A few weeks ago, during a ‘Paint and Chat’, we were discussing how many models people painted concurrently, and it was suggested that I should reduce the number of models I was working on – which I did – from 10 down to 5.
This small change seems to have made a huge difference. I think the reason for this is that I have actually found that I can come close to completing painting five models in a typical 2 hour painting session. That achievement creates a positive feedback loop – you feel better about your hobby progress, which subsequently encourages you spend more time with your hobby. I have found that I am currently feeling much more positive about miniature painting than I have for some time, because I finally seem to be ‘getting somewhere’ and having an impact on my, admittedly vast, lead & plastic mountain.
Has Contrast paint made a difference?
I have been using Contrast paints quite heavily since I added them to my paint collection. I must admit that I do like the effect that they give, and yes, they do perhaps allow you to skip a step when painting. You may remember me saying that I am only really a model painter by necessity – I paint figures in order to play with them, and I cannot play wargames with unpainted figures, it just seems wrong. So, any technique or product that enables me to produce a painted miniature to an acceptable tabletop standard is fine by me.
Up until Contrast paints arrived on the scene, my main technique was ‘block paint and wash’ using Army Painter washes. Contrast paints achieve a similar level of finish, on the whole, so I am happy to mix the two styles. I purposely painted this Goblin Army only using Contrast paints where I could as an experiment to see if it did improve my painting speed – it has as little I think, though it has been tempered by the amount of chainmail on the Oathmark Goblins; I have been using basecoat and wash for those parts of the models*.

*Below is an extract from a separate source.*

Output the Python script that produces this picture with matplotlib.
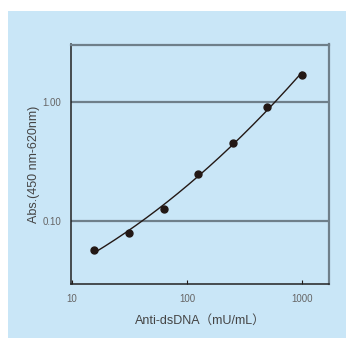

Have I answered the question?
I think the answer is that there has been a combination of factors that has led to my increased hobby output, but I think the one that has the most effect is the positive achievement feedback loop. The fact that not only do I feel like I am making progress, but that I can see that I am making progress, has encouraged me greatly to crack on and get more done.
And frankly, I am actually enjoying painting at the moment, which is probably the deciding factor. At this point in time it is a joy rather than a chore – long may that continue.
*I still haven’t decided which method of painting chainmail I prefer – basecoat metallic and AP Dark Tone wash or basecoat black and metallic drybrush.